Today was Saturday, and I went gliding again. It was a lovely day, the wind rather weak but still enough to give some lift on the cliffs. Hot sun and white puffball clouds. I had five flights, and I feel better at it every time. I am not so scared as I was at first. Especially I enjoy the landings, and I am beginning to be able to hit the intended spot instinctively. The greatest achievement today was that I ran the winch all by myself. The winch is the machine which pulls in wire at sixty miles per hour and pulls the glider up into the sky. It is a fearsome machine, you have to jam down the accelerator until it screams at a certain pitch (there is no speedometer) and then let it go gradually up. I was much more scared of the winch than of the glider. But today I gave about ten winch-tows, and the pilots said they were satisfactory. So I am now “checked out on the winch.”
AUGUST 31, 1958, LA JOLLA
I have been going through the deeper crisis of my family problem. It has all ended well.
Kreisel is now in Princeton. He is taking Verena away with him. This time there is no coming back. She will go right away to Reno and get the divorce settled. Then they will probably marry. I am not responsible for her anymore. Imme, Esther, and George will join me he
re in two weeks’ time, and we shall start our family life again as it was last year. Verena will drive the car across the country with them. Katrin will choose whether she wants to come here with us or go to a boarding school near San Francisco which has a good ballet school nearby. The people at the New York school where Katrin spent the summer were enthusiastic about her. They said San Diego is hopeless, and the only good place on the West Coast is this one near San Francisco. Verena and Kreisel will be living at Stanford where Kreisel now has a job. This will also be close to Katrin’s school. So probably she will choose to go there. All this seems to be as satisfactory an outcome as could have been reached. But Verena had still one more trick to play. She said she will not deliver the children until I have agreed in writing I will let them come to her during school holidays. I do not like to agree to this; there might be circumstances in which it would be bad for them. I shall probably agree to these terms. I need these children badly now, and she knows it.
Last night I telephoned and talked to both Imme and Verena. Imme agreed to come out here for a month or two until the new girl is settled in. I felt good talking to her again. Then I talked to Verena and called her an unscrupulous old bitch and that felt good too. I guess that is the end of the story.

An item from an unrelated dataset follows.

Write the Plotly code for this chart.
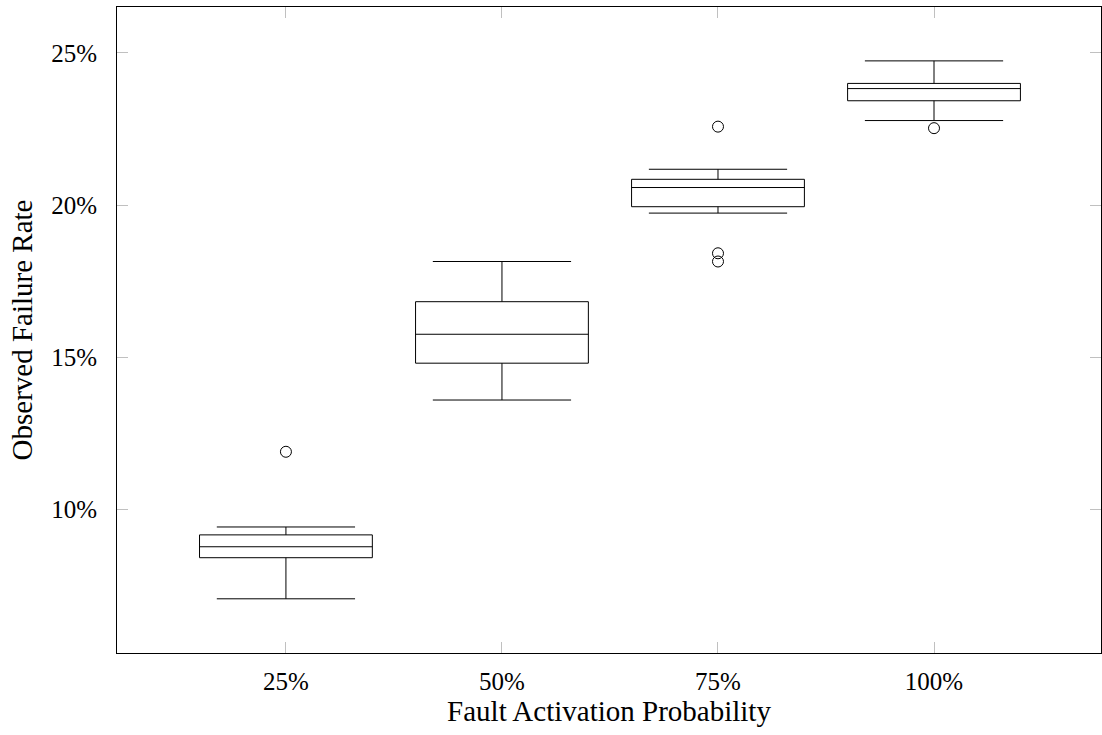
import plotly.graph_objects as go

# Data (values in percent)
categories = ["25%", "50%", "75%", "100%"]
positions = [1, 2, 3, 4]
lower_whisker = [7.07, 13.60, 19.74, 22.78]
q1_vals = [8.42, 14.81, 19.95, 23.43]
medians = [8.78, 15.76, 20.58, 23.83]
q3_vals = [9.17, 16.83, 20.85, 24.00]
upper_whisker = [9.43, 18.15, 21.18, 24.74]

outlier_x = [1, 3, 3, 3, 4]
outlier_y = [11.90, 22.58, 18.42, 18.15, 22.53]

y_ticks = [10, 15, 20, 25]
y_tick_text = ["10%", "15%", "20%", "25%"]

FONT = "Liberation Serif"

fig = go.Figure()
fig.add_trace(go.Box(
    x=positions,
    q1=q1_vals,
    median=medians,
    q3=q3_vals,
    lowerfence=lower_whisker,
    upperfence=upper_whisker,
    width=0.8,
    whiskerwidth=0.8,
    fillcolor="white",
    line=dict(color="black", width=1),
    boxpoints=False,
    showlegend=False,
    hoverinfo="skip",
))
fig.add_trace(go.Scatter(
    x=outlier_x,
    y=outlier_y,
    mode="markers",
    marker=dict(symbol="circle-open", size=11, color="black", line=dict(width=1, color="black")),
    showlegend=False,
))

fig.update_layout(
    width=1102,
    height=735,
    autosize=False,
    margin=dict(l=117, r=1, t=7, b=82, autoexpand=False),
    paper_bgcolor="white",
    plot_bgcolor="white",
    font=dict(family=FONT, size=25, color="black"),
    xaxis=dict(
        range=[0.218, 4.773],
        tickvals=positions,
        ticktext=categories,
        ticks="inside",
        ticklen=11,
        tickcolor="#c0c0c0",
        tickwidth=1,
        showline=True,
        linecolor="black",
        linewidth=1,
        mirror="ticks",
        showgrid=False,
        zeroline=False,
        ticklabelstandoff=6,
        tickfont=dict(size=25),
        title=dict(text="Fault Activation Probability", standoff=6, font=dict(size=29)),
    ),
    yaxis=dict(
        range=[5.29, 26.51],
        tickvals=y_ticks,
        ticktext=y_tick_text,
        ticks="inside",
        ticklen=11,
        tickcolor="#c0c0c0",
        tickwidth=1,
        showline=True,
        linecolor="black",
        linewidth=1,
        mirror="ticks",
        showgrid=False,
        zeroline=False,
        ticklabelstandoff=14,
        tickfont=dict(size=25),
        title=dict(text="Observed Failure Rate", standoff=10, font=dict(size=29)),
    ),
)

fig.write_html(
    "out.html",
    config={"displayModeBar": False},
    post_script="document.body.style.margin='0';document.body.style.overflow='hidden';",
)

SEPTEMBER 17, 1958, LA JOLLA
The family is here, in excellent health, and all have started their new schools. The drive across country was smooth and rapid. We are living in a big house with a private swimming pool which is a great joy. Verena and I are now deep in legal negotiations leading to divorce. This is a black and horrible business, but I see light at the end of the tunnel. It would not have been better to do this in New Jersey. I hope it will all be over in about a week. Margot Kaufner [the new au pair replacing Imme] will be here in two weeks, and Imme will be gone six weeks later. Imme has been wonderful all through these lacerating days. Torments and terror vanish as soon as she is nearby.